CD Solstice Fy SOCD 301. Distr. Solstice.

On n'ose pas écrire que Maurice Emmanuel (1862-1938) est plus connu comme musicologue que comme compositeur car, pour la plupart, les étudiants des conservatoires ignorent jusqu'à l'existence de l'auteur l'Histoire de la langue musicale (1911). Mieux renseignés, les mélomanes curieux ont pu dénicher, au hasard des parutions discographiques, les Sonatines, les deux Symphonies et le Poème du Rhône. Il leur manquait encore Salamine, tragédie lyrique en trois actes forte et concise dont l'enregistrement radiophonique réalisé en 1958 (archivé par l'INA) n'a été diffusé sur les ondes que de loin en loin.

Le voici, toiletté autant que la technique le permet, avec une distribution digne de celle de la création à l'Opéra de Paris le 19 juin 1929 (qui réunissait Paul Franz, Marisa Ferrer et André Pernet sous la baguette de Philippe Gaubert).

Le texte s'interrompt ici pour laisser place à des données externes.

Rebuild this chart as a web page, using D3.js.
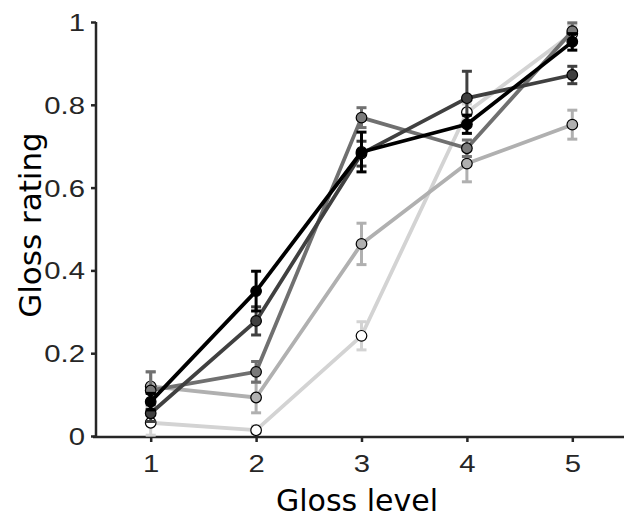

La qualité vocale, l'engagement et la superbe prononciation de Jean Giraudeau, Flora Wend, Bernard Demigny et André Vessières, sous la direction idiomatique de Tony Aubin (lui-même compositeur et ancien élève de Maurice Emmanuel, comme Jacques Ibert, Olivier Messiaen ou Henri Dutilleux), justifient cette édition et atténuent le regret d'une sonorité orchestrale et chorale si médiocre, grêle et confuse. De nos jours, les instruments seraient mieux captés mais les chanteurs de cette trempe ne s'y risqueraient pas.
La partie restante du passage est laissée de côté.